Increasing Efficiency of California State Community Development Tax Incentives
Source: Novogradac
https://www.novoco.com/notes-from-novogradac/increasing-efficiency-california-state-community-development-tax-incentives
Published by Kevin Wilson on Tuesday, May 21, 2019 - 12:00am
The budget for California’s next fiscal year is expected to be completed in the next month and through the budget process, leadership will determine the extent to which the state will provide state income tax opportunity zones (OZ) incentives to encourage investment in distressed communities. This process is an important opportunity for California to leverage this new community development tool to enhance the efficiency of other state, county or city programs that have limited resources.
About Conformity
California state income tax laws generally apply a “modified conformity” to federal income tax law, whereby state law mirrors federal statute, with certain exceptions and modifications. States that use a modified conformity approach have additional flexibility and opportunities to modify the manner in which state law does (or does not) conform to federal law to enhance program efficiency and further policy objectives. Many states have used this flexibility to facilitate community goals. A growing number of states offer tax incentives to encourage investments in historic rehabilitation, underserved communities, green technology and affordable housing. At this time, the number of states in which capital gains invested in qualified opportunity funds is still subject to state income taxes is less than 10. Several of those nonconforming states are currently exploring opportunities to conform.

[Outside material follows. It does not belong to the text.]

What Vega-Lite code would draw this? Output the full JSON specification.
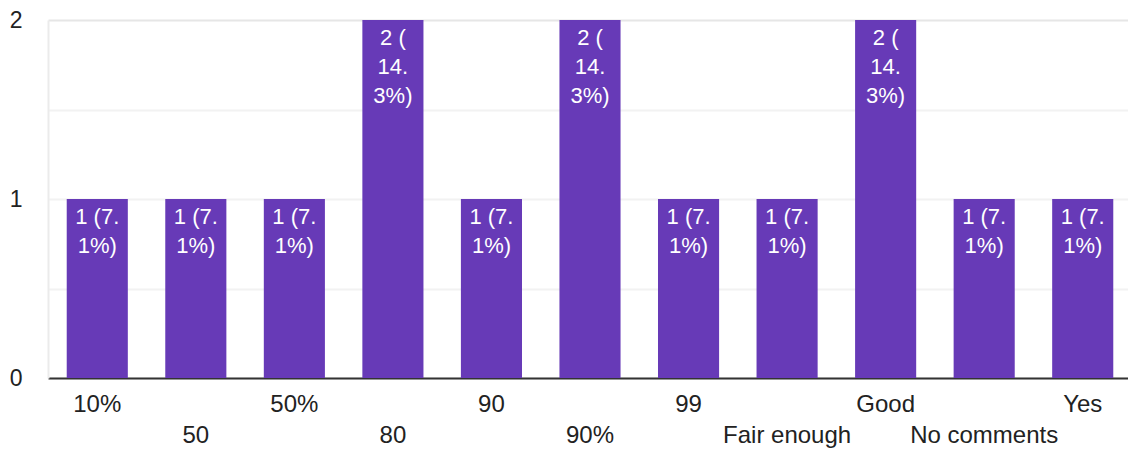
{
  "$schema": "https://vega.github.io/schema/vega-lite/v6.json",
  "width": 1084,
  "height": 358,
  "autosize": {"type": "none"},
  "padding": {"left": 48, "top": 20, "right": 0, "bottom": 75},
  "background": "white",
  "config": {"view": {"stroke": null}, "font": "Liberation Sans"},
  "data": {"values": [
    {"answer": "10%", "count": 1, "label": "1 (7.\n1%)"},
    {"answer": "50", "count": 1, "label": "1 (7.\n1%)"},
    {"answer": "50%", "count": 1, "label": "1 (7.\n1%)"},
    {"answer": "80", "count": 2, "label": "2 (\n14.\n3%)"},
    {"answer": "90", "count": 1, "label": "1 (7.\n1%)"},
    {"answer": "90%", "count": 2, "label": "2 (\n14.\n3%)"},
    {"answer": "99", "count": 1, "label": "1 (7.\n1%)"},
    {"answer": "Fair enough", "count": 1, "label": "1 (7.\n1%)"},
    {"answer": "Good", "count": 2, "label": "2 (\n14.\n3%)"},
    {"answer": "No comments", "count": 1, "label": "1 (7.\n1%)"},
    {"answer": "Yes", "count": 1, "label": "1 (7.\n1%)"}
  ]},
  "encoding": {
    "x": {
      "field": "answer", "type": "nominal", "sort": null,
      "scale": {"paddingInner": 0.38, "paddingOuter": 0.19},
      "axis": {
        "title": null, "labelAngle": 0, "ticks": false,
        "domainColor": "#333333", "domainWidth": 2,
        "labelFontSize": 24, "labelColor": "#222222", "labelFont": "Liberation Sans",
        "labelPadding": {"condition": {"test": "indexof(['50','80','90%','Fair enough','No comments'], datum.value) >= 0", "value": 45}, "value": 14},
        "labelOverlap": false, "labelLimit": 300
      }
    },
    "y": {
      "field": "count", "type": "quantitative",
      "scale": {"domain": [0, 2], "nice": false},
      "axis": {
        "title": null, "values": [0, 0.5, 1, 1.5, 2], "ticks": false,
        "labelExpr": "datum.value % 1 == 0 ? format(datum.value, 'd') : ''",
        "labelFontSize": 23, "labelColor": "#222222", "labelPadding": 26,
        "domainColor": "#ebebeb", "domainWidth": 2,
        "gridColor": {"condition": {"test": "datum.value == 2", "value": "#e6e6e6"}, "value": "#f2f2f2"},
        "gridWidth": 2
      }
    }
  },
  "layer": [
    {"mark": {"type": "bar", "color": "#673ab7"}},
    {
      "mark": {"type": "text", "color": "white", "fontSize": 22, "baseline": "top", "dy": 8, "lineBreak": "\n", "lineHeight": 29, "align": "center"},
      "encoding": {"text": {"field": "label"}}
    }
  ]
}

What Conformity Could Mean for California
To offset the adverse impact on the supply of affordable housing in the state of California as a result of federal tax reform enacted in 2017, Gov. Gavin Newsom plans to commit significant additional resources for affordable housing. Newsom’s revised budget includes a $500 million increase in California state low-income housing tax credits (LIHTCs). In addition, the legislature has worked to improve the efficiency of these limited resources.
For example, by using the modified conformity concept, A.B. 10 (Chiu) would expand the pool of individual taxpayers who can benefit from investing in California state LIHTCs. Because of the mechanics of the tax law, individual investors can invest more equity than corporate investors per dollar of state tax credits and achieve similar yields from investments in affordable housing partnerships generating state LIHTCs. Under current federal and California tax law, an individual taxpayer’s ability to use federal and California LIHTCs is limited. A.B. 10 would remove these limitations with respect to California LIHTCs. This has the potential to boost the amount of tax credit equity generated by California state LIHTCs by 25 percent or more.
Increases in equity investment in California could also occur if California modifies state income tax laws to provide tax incentives for investments in qualified OZs, as was proposed in the governor’s budget.
The federal OZ incentive is quite new, and the ultimate impact of this community development tool is not yet known. There is widespread optimism that the OZ incentive will be the largest economic development incentive in recent U.S. history. However, some community development advocates have warned that some California OZs are in areas where existing residents are at risk of displacement, and OZ investments could accelerate that displacement.
However, because of the flexibility provided through modified conformity, California is in a strong position to address these concerns by providing a state tax incentive for investments in opportunity zones and providing “guardrails” to ensure that the investments that qualify for the state OZ incentive adhere to certain standards. The leaders of the state’s 13 largest cities expressed similar sentiments in a letter they sent to the governor and leaders of each house of the legislature earlier this month. The legislature has worked to address these concerns. S.B. 315 (Hertzberg), introduced in the state Senate earlier this year, provides guiding principles for OZs, implemented through a detailed reporting framework, to help ensure that OZ investments result in inclusive growth and shared prosperity. A.B. 791 (Gabriel) provides tax incentives to maintain affordable housing units located in OZs.
Considerable attention and effort has been directed towards the potential impact of state conformity (or modified conformity) to the OZ incentive. California’s income tax rates are among the highest in the nation for both individual taxpayers and corporate taxpayers. Given these high tax rates, providing a conforming (or modified conforming) state OZ incentive would give the state of California leverage to influence the direction of these investments on a number of fronts. Without a conforming state OZ incentive:
OZ investors and fund managers are more likely to deploy capital in states other than California.
California will miss an opportunity to incent capital deployment towards businesses that result in inclusive growth and shared prosperity.
Taxpayers deploying capital in California OZs will do so without regard to the goals outlined in the reporting framework.
If lawmakers balance the caution necessary to protect vulnerable populations with the flexibility provided by a modified conformity approach, creating a state OZ incentive for California could enhance and extend existing community development resources and provide better outcomes for communities in need.